Adults who seek to groom children online face 14-year term

Proposed new criminal offence aims to stop grooming before it gets to physical contact

Amy MacMahon - a computer generated image  made by RTÉ’s graphics design department. Image: RTÉ

Amy MacMahon - a computer generated image made by RTÉ’s graphics design department. Image: RTÉ


Adults who attempt to groom young people online for the purpose of sexual exploitation could face up to 14 years in jail under proposed new legislation.

The Sexual Offences Bill will criminalise adults who contact children either online or through mobile phones even if the initial contact is not explicitly sexual.

It will be an offence even if there was no physical contact or meeting between the adult and child in question.

It will also be an offence to send sexually explicit material to a child.

Minister for Justice Frances Fitzgerald said RTÉ Prime Time investigation to be broadcast tonight on the use of social media to target young people for sexual exploitation demonstrated the risks involved.

In a statement she said the legislation is meant at the earliest stage to target those intent on grooming children.

“I believe these provisions are the necessary steps to ensure that children are protected from inappropriate contact and do so by recognising that today such contact is through modern communication technologies.”

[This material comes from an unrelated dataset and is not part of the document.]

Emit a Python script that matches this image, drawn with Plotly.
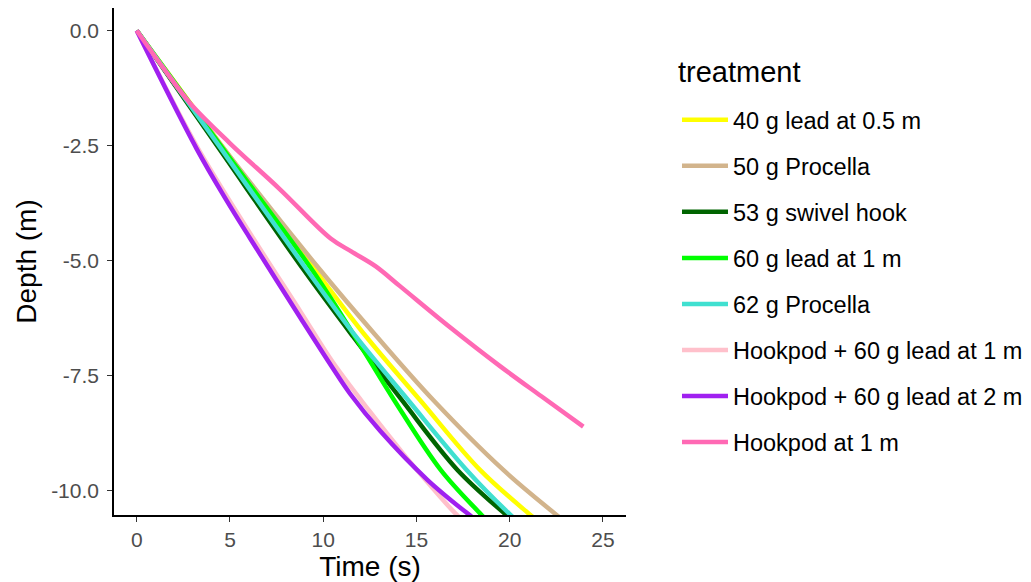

She stated the new offences “also reflect the reality that predatory sexual activity to target children now takes place online, for example, via social media.”

Prime Time created a profile of a fictitious 14-year-old called Amy. She joined a social media account at the beginning of October.

Within a month she had accumulated more than 1,000 friends. Some were teenage boys but others were adults who attempted to groom her for sexual purposes.

Cyber psychologist Mary Aiken told the programme social media can be a perfect hunting ground for paedophiles.

“You can have children, or young adolescents, expressing vulnerability online: ‘I hate my family, I hate my friends, I want to runaway, my life is miserable,” she said.

“The sort of things most teenagers at some stage think or articulate, but those sentiments are readily available online, and the point is that there are people who are predatory, for whatever motive, who will focus and hone in on that vulnerability and that effectively is the risk.”

The State rapporteur on child protection Dr Geoffrey Shannon described RTÉ’s findings as “deeply disturbing” and called on the Minister for Justice to immediately enact laws to outlaw online grooming.

“I have been calling for the offence of grooming to be dealt with in a comprehensive fashion since appointed to the role in 2007,” he told the programme.

“I would hope that the Minister, given her track record in this area, will fast track this legislation. After all, our houses of parliament met in emergency session to give bankers a bailout - surely we should ensure our children are safeguarded by treating this bill in a similar manner to the bailout bill.”

Fianna Fáil’s spokesman on children Robert Troy called on the Minister for Children James Reilly to engage with the Office for Internet Safety.

Mr Troy said it was time to devise an education and information programme for parents and children to advise them on privacy issues and advise them on how best to stay safe online.